Cyclone kills nearly 4,000, Myanmar accepts help
By Aung Hla Tun
YANGON (Reuters) - A devastating cyclone killed nearly 4,000 people and left thousands more missing in army-ruled Myanmar, state media said on Monday as the ruling generals gave a "careful green light" to offers of international aid.
The secretive military, which has ruled the former Burma for 46 years and has been shunned by Western governments after a violent crackdown on Buddhist monk-led protests last September, conveyed the message at a meeting with U.N. officials in Yangon.
The death toll from Saturday's cyclone covered only two of the five declared disaster zones, where U.N. officials said hundreds of thousands of people were without shelter and drinking water.
"The confirmed number is 3,934 dead, 41 injured and 2,879 missing within the Yangon and Irrawaddy divisions," Myanmar TV reported three days after Cyclone Nargis, a storm with winds of 190 kph (120 mph), hit the Irrawaddy delta.

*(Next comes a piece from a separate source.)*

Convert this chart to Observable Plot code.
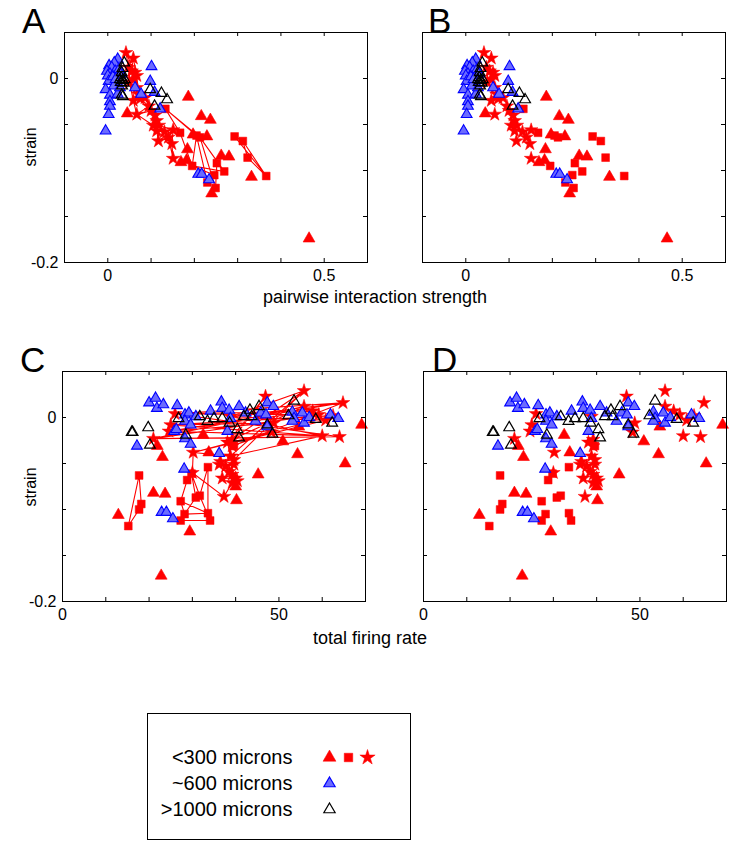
<!DOCTYPE html>
<html>
<head>
<meta charset="utf-8">
<script src="https://cdn.jsdelivr.net/npm/d3@7"></script>
<script src="https://cdn.jsdelivr.net/npm/@observablehq/plot@0.6"></script>
<style>
  body { margin: 0; background: #fff; font-family: "Liberation Sans", Arial, sans-serif; }
  #root { position: relative; width: 733px; height: 853px; overflow: hidden; background: #fff; }
  .t { position: absolute; line-height: 1; white-space: nowrap; color: #000; }
  .letter { font-size: 35px; }
  .xlab { font-size: 18px; transform: translate(-50%, -50%); }
  .ylab { font-size: 16px; transform: translate(-50%, -50%) rotate(-90deg); }
  svg { position: absolute; overflow: visible; }
</style>
</head>
<body>
<div id="root"></div>
<script>
// ---------------- DATA ----------------
// Panels A/B : x = pairwise interaction strength, y = strain
const abRedTri = [[0.186,-0.020],[0.216,-0.041],[0.237,-0.045],[0.045,-0.038],[0.184,-0.077],[0.229,-0.063],[0.197,-0.061],[0.262,-0.084],[0.280,-0.085],[0.169,-0.091],[0.182,-0.089],[0.332,-0.107],[0.240,-0.125],[0.465,-0.174]];
const abRedSq = [[0.133,-0.033],[0.167,-0.059],[0.205,-0.062],[0.213,-0.064],[0.195,-0.095],[0.252,-0.092],[0.269,-0.101],[0.246,-0.105],[0.230,-0.113],[0.249,-0.119],[0.293,-0.063],[0.312,-0.068],[0.323,-0.086],[0.366,-0.106]];
const abRedStar = [[0.042,0.028],[0.059,0.022],[0.048,0.012],[0.055,0.008],[0.063,0.0065],[0.067,0.003],[0.059,-0.001],[0.050,-0.004],[0.067,-0.010],[0.071,-0.017],[0.059,-0.024],[0.075,-0.022],[0.086,-0.021],[0.067,-0.039],[0.109,-0.040],[0.113,-0.046],[0.105,-0.051],[0.118,-0.051],[0.113,-0.057],[0.131,-0.058],[0.151,-0.056],[0.117,-0.068],[0.140,-0.064],[0.148,-0.071],[0.151,-0.087],[0.095,-0.030],[0.100,-0.035]];
const abBlue = [[0.023,0.021],[0.015,0.017],[0.003,0.014],[0.009,0.012],[-0.002,0.008],[0.005,0.005],[0.017,0.008],[0.000,0.003],[0.009,-0.001],[0.002,-0.003],[0.021,-0.004],[0.012,0.002],[0.026,0.010],[0.014,-0.008],[-0.005,-0.012],[0.005,-0.018],[0.023,-0.017],[0.005,-0.025],[0.005,-0.030],[0.002,-0.039],[-0.005,-0.057],[0.101,0.013],[0.098,-0.003],[0.063,-0.010],[0.077,-0.017],[0.108,-0.015],[0.121,-0.033],[0.209,-0.104],[0.217,-0.104],[0.234,-0.110],[0.030,0.005],[0.018,-0.001],[0.028,-0.010]];
const abBlack = [[0.038,0.017],[0.034,0.011],[0.032,0.0065],[0.031,0.001],[0.035,-0.002],[0.030,-0.004],[0.037,-0.005],[0.033,-0.008],[0.028,-0.001],[0.039,-0.001],[0.035,-0.0195],[0.032,-0.018],[0.098,-0.012],[0.124,-0.016],[0.137,-0.023],[0.108,-0.030]];
// visiting order of the connected recordings (panel A)
const abStarPath = [0,2,1,3,5,4,6,8,7,9,11,10,12,25,13,26,14,16,15,17,19,18,21,20,22,24,23,19,15,26,12,9,5,1,3,8,11,25,14,17,22,21,18,16,13,10,7,2,0,4,9,12,14,18,23,20,17,15,25,11,6,3];
const abSqPathMid = [0,2,8,7,4,1,0,3,6,5,9,3,2,4,6];
const abSqPathRight = [10,13,11,12,13,10,11];

// Panels C/D : x = total firing rate, y = strain
const cdRedTri = [[12.9,-0.106],[21.0,-0.082],[23.7,-0.083],[29.4,-0.124],[22.8,-0.172],[21.9,-0.031],[23.1,-0.043],[32.5,-0.019],[33.8,-0.038],[40.0,-0.075],[40.2,-0.090],[45.2,-0.062],[50.9,-0.026],[54.3,-0.040],[65.3,-0.050],[69.1,-0.008],[54.6,-0.010]];
const cdRedSq = [[17.7,-0.063],[15.2,-0.118],[17.7,-0.100],[18.2,-0.094],[28.8,-0.068],[29.8,-0.061],[27.3,-0.091],[28.2,-0.105],[27.3,-0.112],[30.8,-0.087],[31.7,-0.085],[33.6,-0.054],[33.6,-0.104],[34.1,-0.112],[39.6,-0.031]];
const cdRedStar = [[21.0,-0.023],[24.6,-0.015],[25.0,-0.008],[26.0,0.004],[30.2,-0.038],[30.0,-0.060],[36.5,-0.048],[36.9,-0.066],[37.3,-0.086],[37.7,-0.053],[38.5,-0.059],[39.2,-0.062],[40.0,-0.066],[39.6,-0.051],[38.8,-0.042],[39.2,-0.031],[39.2,-0.024],[40.4,-0.069],[39.2,-0.071],[38.1,-0.027],[36.2,-0.051],[39.6,-0.046],[38.8,0.001],[46.9,0.023],[48.8,-0.006],[48.3,-0.016],[55.8,0.029],[55.8,0.012],[57.8,0.007],[59.2,0.003],[60.0,-0.020],[60.8,-0.003],[64.0,-0.021],[64.8,0.016],[62.5,0.002]];
const cdBlue = [[20.0,0.016],[21.5,0.021],[21.8,0.010],[23.3,0.014],[17.2,-0.031],[26.5,0.013],[25.8,-0.015],[26.3,-0.013],[28.3,-0.023],[29.6,-0.029],[28.1,-0.056],[22.9,-0.103],[24.0,-0.103],[25.5,-0.110],[36.2,-0.039],[38.1,-0.015],[28.3,0.003],[29.2,0.005],[30.8,0.001],[28.3,-0.004],[29.6,-0.008],[34.2,0.007],[36.7,0.017],[36.9,0.010],[38.5,0.008],[38.8,-0.001],[40.8,0.012],[42.3,0.005],[44.6,-0.004],[45.8,0.005],[47.0,0.003],[47.3,0.016],[48.7,0.012],[47.3,-0.010],[53.1,0.006],[53.5,-0.001],[53.1,-0.004],[55.4,0.005],[55.8,-0.006],[57.0,0.000],[61.9,0.003],[63.7,-0.001]];
const cdBlack = [[16.2,-0.016],[16.0,-0.016],[19.8,-0.011],[20.2,-0.030],[26.8,-0.001],[28.5,-0.019],[31.7,0.001],[33.5,-0.004],[35.0,-0.001],[36.9,-0.001],[38.6,-0.006],[40.4,-0.013],[40.8,-0.022],[41.9,0.001],[43.3,0.008],[43.7,0.001],[45.4,0.012],[47.3,-0.008],[48.5,-0.018],[52.2,0.002],[53.5,0.018],[58.5,-0.002],[62.3,-0.006]];
// visiting order of the connected recordings (panel C)
const cdStarPath = [0,32,3,33,1,30,2,34,4,31,22,26,19,23,16,27,0,29,3,28,1,24,2,25,15,33,22,30,14,26,21,6,20,9,13,10,11,7,12,17,18,8,5,4,14,19,16,15];
const cdSqPathLeft = [1,0,3,2,1,0];
const cdSqPathMid = [4,6,7,12,13,8,7,9,5,10,11,12,6,4,5,9,10,13];

// axes
const yDomain = [-0.2, 0.05];
const yTicks = [-0.15, -0.1, -0.05, 0];
const yLabels = [-0.2, 0];
const pairDomain = [-0.1, 0.6];
const pairTicks = [0, 0.1, 0.2, 0.3, 0.4, 0.5];
const pairLabels = [0, 0.5];
const rateDomain = [0, 70];
const rateTicks = [10, 20, 30, 40, 50, 60];
const rateLabels = [0, 50];

// legend
const legendLabels = ["<300 microns", "~600 microns", ">1000 microns"];
const legendMarkers = [
  {label: "<300 microns", col: 0, symbol: "triangle", kind: "red"},
  {label: "<300 microns", col: 1, symbol: "square", kind: "red"},
  {label: "<300 microns", col: 2, symbol: "star", kind: "red"},
  {label: "~600 microns", col: 0, symbol: "triangle", kind: "blue"},
  {label: ">1000 microns", col: 0, symbol: "triangle", kind: "black"}
];

// ---------------- STYLE ----------------
const RED = "#ff0000", BLUE = "#0000ff", BLUEFILL = "#6b6bff";
const FONT = "'Liberation Sans', Arial, sans-serif";
const W = 303, H = 230;
const mL = 46, mR = 8, mT = 6, mB = 26;

const root = document.getElementById("root");

function pts(arr) { return arr.map(([x, y]) => ({x, y})); }
function path(arr, order, g) { return order.map(i => ({x: arr[i][0], y: arr[i][1], g})); }

function dotMarks(tri, sq, star, blue, black) {
  return [
    Plot.dot(pts(tri), {x: "x", y: "y", symbol: "triangle", r: 4.4, fill: RED, stroke: RED, strokeWidth: 0.6}),
    Plot.dot(pts(sq), {x: "x", y: "y", symbol: "square", r: 4.4, fill: RED, stroke: RED, strokeWidth: 0.5}),
    Plot.dot(pts(star), {x: "x", y: "y", symbol: "star", r: 4.3, fill: RED, stroke: RED, strokeWidth: 0.5}),
    Plot.dot(pts(blue), {x: "x", y: "y", symbol: "triangle", r: 4.0, fill: BLUEFILL, stroke: BLUE, strokeWidth: 1.1}),
    Plot.dot(pts(black), {x: "x", y: "y", symbol: "triangle", r: 4.0, fill: "none", stroke: "#000", strokeWidth: 1.2})
  ];
}

function panel({left, top, xDomain, xTicks, xLabels, showY, lines, dots}) {
  const svg = Plot.plot({
    width: W + mL + mR, height: H + mT + mB,
    marginLeft: mL, marginRight: mR, marginTop: mT, marginBottom: mB,
    style: {fontFamily: FONT, fontSize: "16px", background: "transparent", color: "#000", overflow: "visible"},
    x: {domain: xDomain, ticks: xLabels, tickSize: 0, tickPadding: 7, tickFormat: d => String(d), label: null},
    y: {domain: yDomain, ticks: showY ? yLabels : [], tickSize: 0, tickPadding: 6, tickFormat: d => String(d), label: null, axis: showY ? "left" : null},
    marks: [
      ...lines,
      ...dots,
      Plot.tickX(xTicks, {x: d => d, insetTop: H - 4, stroke: "#000"}),
      Plot.tickX(xTicks, {x: d => d, insetBottom: H - 4, stroke: "#000"}),
      Plot.tickY(yTicks, {y: d => d, insetRight: W - 4, stroke: "#000"}),
      Plot.tickY(yTicks, {y: d => d, insetLeft: W - 4, stroke: "#000"}),
      Plot.frame({stroke: "#000", strokeWidth: 1})
    ]
  });
  svg.style.left = (left - mL) + "px";
  svg.style.top = (top - mT) + "px";
  root.appendChild(svg);
}

// Panel A
panel({
  left: 64, top: 32, xDomain: pairDomain, xTicks: pairTicks, xLabels: pairLabels, showY: true,
  lines: [
    Plot.line([...path(abRedStar, abStarPath, "s"), ...path(abRedSq, abSqPathMid, "q1"), ...path(abRedSq, abSqPathRight, "q2")],
      {x: "x", y: "y", z: "g", stroke: RED, strokeWidth: 1.1, curve: "linear"})
  ],
  dots: dotMarks(abRedTri, abRedSq, abRedStar, abBlue, abBlack)
});
// Panel B
panel({
  left: 422, top: 32, xDomain: pairDomain, xTicks: pairTicks, xLabels: pairLabels, showY: false,
  lines: [],
  dots: dotMarks(abRedTri, abRedSq, abRedStar, abBlue, abBlack)
});
// Panel C
panel({
  left: 62, top: 371, xDomain: rateDomain, xTicks: rateTicks, xLabels: rateLabels, showY: true,
  lines: [
    Plot.line([...path(cdRedStar, cdStarPath, "s"), ...path(cdRedSq, cdSqPathLeft, "q1"), ...path(cdRedSq, cdSqPathMid, "q2")],
      {x: "x", y: "y", z: "g", stroke: RED, strokeWidth: 1.1, curve: "linear"})
  ],
  dots: dotMarks(cdRedTri, cdRedSq, cdRedStar, cdBlue, cdBlack)
});
// Panel D
panel({
  left: 423, top: 371, xDomain: rateDomain, xTicks: rateTicks, xLabels: rateLabels, showY: false,
  lines: [],
  dots: dotMarks(cdRedTri, cdRedSq, cdRedStar, cdBlue, cdBlack)
});

// Text: panel letters and axis titles
function addText(cls, txt, x, y) {
  const d = document.createElement("div");
  d.className = "t " + cls;
  d.textContent = txt;
  d.style.left = x + "px";
  d.style.top = y + "px";
  root.appendChild(d);
}
addText("letter", "A", 22, 3);
addText("letter", "B", 428, 3);
addText("letter", "C", 20, 342);
addText("letter", "D", 432, 342);
addText("xlab", "pairwise interaction strength", 375, 297);
addText("xlab", "total firing rate", 370, 638);
addText("ylab", "strain", 31, 147);
addText("ylab", "strain", 31, 487);

// Legend (drawn with Plot)
const kindFill = {red: RED, blue: BLUEFILL, black: "none"};
const kindStroke = {red: RED, blue: BLUE, black: "#000"};
const legend = Plot.plot({
  width: 265, height: 128, margin: 1,
  style: {fontFamily: FONT, fontSize: "20px", background: "transparent", color: "#000", overflow: "visible"},
  x: {type: "point", domain: [0, 1, 2], range: [173, 231], axis: null},
  y: {type: "point", domain: legendLabels, range: [31, 110], axis: null},
  marks: [
    Plot.frame({stroke: "#000", strokeWidth: 1}),
    Plot.text(legendLabels, {y: d => d, frameAnchor: "left", dx: 145, textAnchor: "end", text: d => d, fill: "#000"}),
    Plot.dot(legendMarkers.filter(d => d.kind === "red"), {x: "col", y: "label", symbol: "symbol", r: 4.8, fill: RED, stroke: RED, strokeWidth: 0.5}),
    Plot.dot(legendMarkers.filter(d => d.kind !== "red"), {x: "col", y: "label", symbol: "symbol", r: 4.2,
      fill: d => kindFill[d.kind], stroke: d => kindStroke[d.kind], strokeWidth: 1.2})
  ]
});
legend.style.left = "146px";
legend.style.top = "712px";
root.appendChild(legend);
</script>
</body>
</html>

Earlier reports put the death toll at 351, but the number of casualties had been expected to rise as authorities reached hard-hit islands and villages in the delta, rice bowl for the impoverished Southeast Asian country of 53 million.
Government officials gave a "careful green light" to United Nations to send immediate emergency aid , a U.N. spokesman said.
"The U.N. will begin preparing assistance now to be delivered and transported to Myanmar as quickly as possible," Paul Risley of the World Food Programme told Reuters.